Hasiya Mohammed Adamu is a facilitator at the City Women Center in Kano. She has been teaching senior-secondary section geography, mathematics and English in the school for the last five years.
Families present a challenge for students
“There are a lot of challenges but if you are with them and familiar with their behavior, it is very simple to relate with them,” said the facilitator. “The most difficult aspect is their emotional setting. You know, they are adults and have personal problems which most of the time affect them.”
Mohammed said the adults at the center are enthusiastic about education. They exhibit a high level of etiquette and are attentive in class.
She says sometimes they skip class because they feel reluctant to come to school. If this happens, facilitators visit them at their homes to encourage them to continue with their education.

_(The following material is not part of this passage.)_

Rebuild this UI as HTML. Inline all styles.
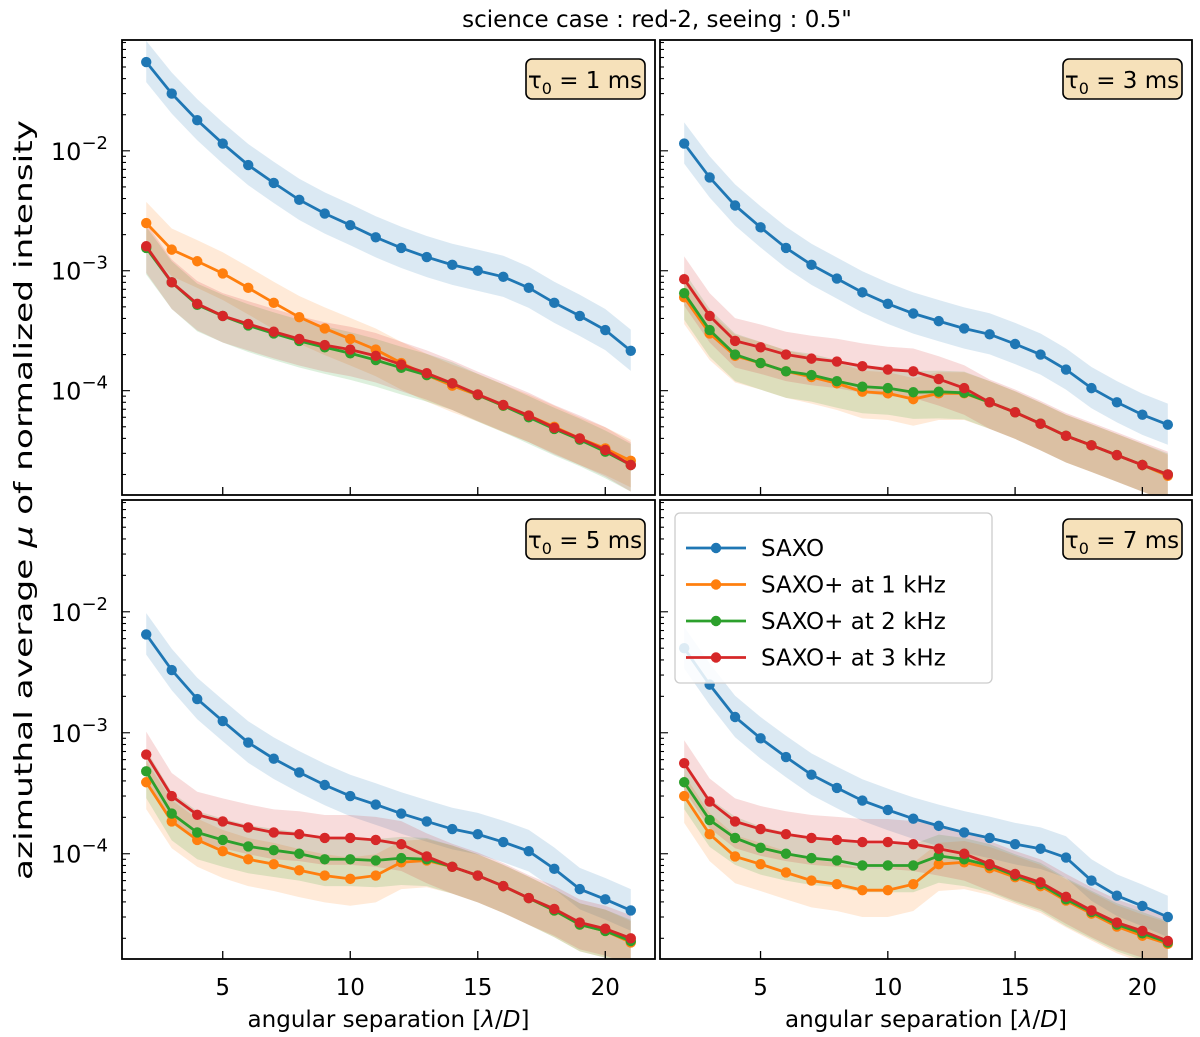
<!DOCTYPE html>
<html><head><meta charset="utf-8"><style>
body{margin:0;background:#fff;}
svg{font-family:"DejaVu Sans","Liberation Sans",sans-serif;}
</style></head><body>
<svg id="fig" width="1200" height="1032" viewBox="0 0 1200 1032" xmlns="http://www.w3.org/2000/svg">
<text x="657" y="27" font-size="23" text-anchor="middle" fill="#000">science case : red-2, seeing : 0.5"</text>
<text transform="translate(32,500) rotate(-90)" font-size="25" text-anchor="middle" fill="#000" textLength="760" lengthAdjust="spacingAndGlyphs">azimuthal average <tspan font-style="italic">μ</tspan> of normalized intensity</text>
<g id="plots"></g>
</svg>
<script>
const xs=[2,3,4,5,6,7,8,9,10,11,12,13,14,15,16,17,18,19,20,21];
const tauLabels=["1","3","5","7"];
const seriesNames=["SAXO","SAXO+ at 1 kHz","SAXO+ at 2 kHz","SAXO+ at 3 kHz"];
const xTicks=[5,10,15,20];
const yTickExp=[-2,-3,-4];
// panel 1 (tau0=1ms)
const p1Saxo=[5.5e-2,3e-2,1.8e-2,1.15e-2,7.6e-3,5.4e-3,3.9e-3,3.0e-3,2.4e-3,1.9e-3,1.55e-3,1.3e-3,1.12e-3,1.0e-3,8.9e-4,7.2e-4,5.4e-4,4.2e-4,3.2e-4,2.15e-4];
const p1K1=[2.5e-3,1.5e-3,1.2e-3,9.5e-4,7.2e-4,5.4e-4,4.1e-4,3.3e-4,2.7e-4,2.2e-4,1.7e-4,1.35e-4,1.1e-4,9.2e-5,7.5e-5,6.2e-5,5e-5,4e-5,3.3e-5,2.6e-5];
const p1K2=[1.55e-3,8e-4,5.2e-4,4.2e-4,3.5e-4,3.0e-4,2.6e-4,2.3e-4,2.05e-4,1.8e-4,1.55e-4,1.35e-4,1.15e-4,9.2e-5,7.5e-5,6e-5,4.8e-5,3.9e-5,3.1e-5,2.4e-5];
const p1K3=[1.6e-3,8e-4,5.3e-4,4.2e-4,3.6e-4,3.1e-4,2.7e-4,2.4e-4,2.2e-4,1.95e-4,1.65e-4,1.4e-4,1.15e-4,9.3e-5,7.6e-5,6.2e-5,4.9e-5,4e-5,3.2e-5,2.4e-5];
// panel 2 (3ms)
const p2Saxo=[1.15e-2,6e-3,3.5e-3,2.3e-3,1.55e-3,1.12e-3,8.6e-4,6.6e-4,5.3e-4,4.4e-4,3.8e-4,3.3e-4,2.95e-4,2.45e-4,2e-4,1.5e-4,1.05e-4,8e-5,6.3e-5,5.2e-5];
const p2K1=[6e-4,3e-4,1.95e-4,1.7e-4,1.45e-4,1.3e-4,1.15e-4,9.8e-5,9.5e-5,8.5e-5,9.5e-5,9.5e-5,8e-5,6.6e-5,5.3e-5,4.2e-5,3.5e-5,2.9e-5,2.4e-5,1.95e-5];
const p2K2=[6.5e-4,3.2e-4,2e-4,1.7e-4,1.45e-4,1.35e-4,1.2e-4,1.08e-4,1.05e-4,9.7e-5,9.8e-5,9.6e-5,8e-5,6.6e-5,5.3e-5,4.2e-5,3.5e-5,2.9e-5,2.4e-5,2.0e-5];
const p2K3=[8.5e-4,4.2e-4,2.6e-4,2.3e-4,2.0e-4,1.85e-4,1.75e-4,1.6e-4,1.5e-4,1.45e-4,1.25e-4,1.05e-4,8e-5,6.6e-5,5.3e-5,4.2e-5,3.5e-5,2.9e-5,2.4e-5,2.0e-5];
// panel 3 (5ms)
const p3Saxo=[6.5e-3,3.3e-3,1.9e-3,1.25e-3,8.3e-4,6.1e-4,4.7e-4,3.7e-4,3.0e-4,2.55e-4,2.15e-4,1.85e-4,1.6e-4,1.45e-4,1.25e-4,1.05e-4,7.5e-5,5.1e-5,4.2e-5,3.4e-5];
const p3K1=[3.9e-4,1.85e-4,1.3e-4,1.05e-4,9e-5,8.2e-5,7.3e-5,6.6e-5,6.2e-5,6.6e-5,8.5e-5,8.8e-5,7.8e-5,6.6e-5,5.4e-5,4.3e-5,3.4e-5,2.6e-5,2.3e-5,1.85e-5];
const p3K2=[4.8e-4,2.15e-4,1.5e-4,1.3e-4,1.15e-4,1.07e-4,1.0e-4,9e-5,9e-5,8.8e-5,9.2e-5,9.0e-5,7.8e-5,6.6e-5,5.4e-5,4.3e-5,3.4e-5,2.6e-5,2.3e-5,1.9e-5];
const p3K3=[6.6e-4,3e-4,2.1e-4,1.85e-4,1.65e-4,1.5e-4,1.45e-4,1.35e-4,1.35e-4,1.3e-4,1.2e-4,9.5e-5,7.8e-5,6.6e-5,5.4e-5,4.3e-5,3.5e-5,2.7e-5,2.4e-5,2.0e-5];
// panel 4 (7ms)
const p4Saxo=[5e-3,2.5e-3,1.35e-3,9e-4,6.3e-4,4.5e-4,3.5e-4,2.75e-4,2.3e-4,1.95e-4,1.7e-4,1.5e-4,1.35e-4,1.2e-4,1.1e-4,9.3e-5,6e-5,4.5e-5,3.7e-5,3e-5];
const p4K1=[3e-4,1.45e-4,9.5e-5,8.2e-5,7e-5,6e-5,5.6e-5,5e-5,5e-5,5.6e-5,8.2e-5,8.5e-5,7.6e-5,6.4e-5,5.4e-5,4.1e-5,3.2e-5,2.5e-5,2.1e-5,1.8e-5];
const p4K2=[3.9e-4,1.9e-4,1.35e-4,1.12e-4,1.0e-4,9.2e-5,8.8e-5,8e-5,8e-5,8e-5,9.6e-5,9e-5,8e-5,6.6e-5,5.6e-5,4.2e-5,3.3e-5,2.6e-5,2.2e-5,1.85e-5];
const p4K3=[5.6e-4,2.7e-4,1.85e-4,1.6e-4,1.45e-4,1.35e-4,1.3e-4,1.25e-4,1.25e-4,1.2e-4,1.1e-4,1.0e-4,8.2e-5,6.8e-5,5.8e-5,4.4e-5,3.4e-5,2.7e-5,2.3e-5,1.9e-5];
const bandLo=[0.68,0.6,0.6,0.6];
const bandHi=[1.5,1.5,1.5,1.55];

const colors=["#1f77b4","#ff7f0e","#2ca02c","#d62728"];
const panelData=[[p1Saxo,p1K1,p1K2,p1K3],[p2Saxo,p2K1,p2K2,p2K3],[p3Saxo,p3K1,p3K2,p3K3],[p4Saxo,p4K1,p4K2,p4K3]];
const rects=[[122,40,655,495],[660,40,1192,495],[122,500,655,959],[660,500,1192,959]];
const XMIN=1.05,XMAX=21.95,LMIN=-4.87,LMAX=-1.076;
const NS="http://www.w3.org/2000/svg";
const root=document.getElementById('plots');
function mk(tag,attrs,parent){const e=document.createElementNS(NS,tag);for(const k in attrs)e.setAttribute(k,attrs[k]);(parent||root).appendChild(e);return e;}

panelData.forEach((series,pi)=>{
  const [x0,y0,x1,y1]=rects[pi];
  const sx=v=>x0+(v-XMIN)/(XMAX-XMIN)*(x1-x0);
  const sy=v=>y0+(LMAX-Math.log10(v))/(LMAX-LMIN)*(y1-y0);
  const g=mk('g',{});
  
  
  const cp=mk('clipPath',{id:'cp'+pi},g);
  mk('rect',{x:x0,y:y0,width:x1-x0,height:y1-y0},cp);
  const pg=mk('g',{'clip-path':'url(#cp'+pi+')'},g);
  series.forEach((vals,si)=>{
    let up=xs.map((x,i)=>sx(x)+','+sy(vals[i]*bandHi[si]));
    let lo=xs.map((x,i)=>sx(x)+','+sy(vals[i]*bandLo[si])).reverse();
    const b=mk('polygon',{points:up.concat(lo).join(' '),fill:colors[si],'fill-opacity':0.16,stroke:'none'},pg);
    
    
  });
  series.forEach((vals,si)=>{
    const l=mk('polyline',{points:xs.map((x,i)=>sx(x)+','+sy(vals[i])).join(' '),fill:'none',stroke:colors[si],'stroke-width':2.8},pg);
    
    
    xs.forEach((x,i)=>{
      const c=mk('circle',{cx:sx(x),cy:sy(vals[i]),r:5.2,fill:colors[si]},pg);
      
      
    });
  });
  xTicks.forEach(t=>{mk('line',{x1:sx(t),x2:sx(t),y1:y1,y2:y1-8,stroke:'#000','stroke-width':1.3},g);
    if(pi>=2){const tx=mk('text',{x:sx(t),y:y1+36,'font-size':23,'text-anchor':'middle'},g);tx.textContent=t;
      
      }});
  for(let e=-5;e<=-1;e++){for(let m=1;m<10;m++){const L=e+Math.log10(m);if(L<LMIN||L>LMAX)continue;
    const y=sy(Math.pow(10,L));mk('line',{x1:x0,x2:x0+(m===1?8:4),y1:y,y2:y,stroke:'#000','stroke-width':1.1},g);}}
  if(pi%2===0){yTickExp.forEach(e=>{const tx=mk('text',{x:x0-14,y:sy(Math.pow(10,e))+9,'font-size':24,'text-anchor':'end'},g);
    tx.innerHTML='10<tspan dy="-11" font-size="18">−'+(-e)+'</tspan>';
    
    });}
  if(pi>=2){const xl=mk('text',{x:(x0+x1)/2,y:y1+68,'font-size':23,'text-anchor':'middle'},g);
    xl.innerHTML='angular separation [<tspan font-style="italic">λ</tspan>/<tspan font-style="italic">D</tspan>]';
    
    }
  mk('rect',{x:x0,y:y0,width:x1-x0,height:y1-y0,fill:'none',stroke:'#000','stroke-width':1.8},g);
  const bx=mk('g',{},g);
  
  
  mk('rect',{x:x1-129,y:y0+19,width:119,height:40,rx:6,fill:'#f5deb3','fill-opacity':0.9,stroke:'#000','stroke-width':1.6},bx);
  const tt=mk('text',{x:x1-70,y:y0+48,'font-size':23,'text-anchor':'middle'},bx);
  tt.innerHTML='τ<tspan dy="6" font-size="16">0</tspan><tspan dy="-6"> = '+tauLabels[pi]+' ms</tspan>';
});
const lg=mk('g',{});


mk('rect',{x:675,y:513,width:317,height:170,rx:5,fill:'#fff','fill-opacity':0.85,stroke:'#ccc','stroke-width':1.3},lg);
seriesNames.forEach((n,i)=>{const y=548+i*36.5;
  const en=mk('g',{},lg);
  
  
  mk('line',{x1:686,x2:746,y1:y,y2:y,stroke:colors[i],'stroke-width':2.8},en);
  mk('circle',{cx:716,cy:y,r:5.2,fill:colors[i]},en);
  const t=mk('text',{x:761,y:y+8,'font-size':23},en);t.textContent=n;});
</script>
</body></html>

Most of them are married with children who present family problems for the students.
Literacy is a major economic issue, says Professor Fatima Umar, the executive secretary of the Kano State Agency for Mass Education.
“The most noticeable cause of illiteracy is poverty,” says Professor Umar. “Poverty … is the root cause of delinquent behavior, especially in youths and adults. Apart from that, there is also the societal and governmental aspect.”
And government must play a central role in solving illiteracy problem, according to Umar. When government does not commit efforts and resources to tackle illiteracy, you would have widespread of illiteracy in the society.
Reading become an economic issue
She says 2011 records from the National Bureau of Statistics, the National Population Commission and the independent National Electoral Commission revealed that about 28.6 percent of youth and adults are illiterates.
She also says past efforts aimed at mass literacy yielded some achievements. The agency for mass education maintained the position of pacesetter for all agencies of mass education in Nigeria with the largest adult education program. It also won the UNESCO international merit literacy award in 1983 and 1990.
“After that, the work of the agency just declined in productivity partly because of government nonchalant attitude or lack of commitment. So many things went wrong and the agency became not so productive.”
Professor Umar says when she assumed office at the agency for mass education two years ago, the agency renovated their own offices and the women’s centers, designed new programs.
“As you know, education in itself - or literacy - is empowerment,” Umar said. “It gives you power.”
The mass education initiative has established systems to evaluate the learning model, the quality of the instruction and the success of the students.
However, Umar says one of the successes of the agency is the increased public awareness of the value of literacy. As a result, their facilities are crowded.
Education experts say if the government maintains the political will to teach more Nigerians to read amd write, the target of achieving education for all by 2015 may be achieved in Kano.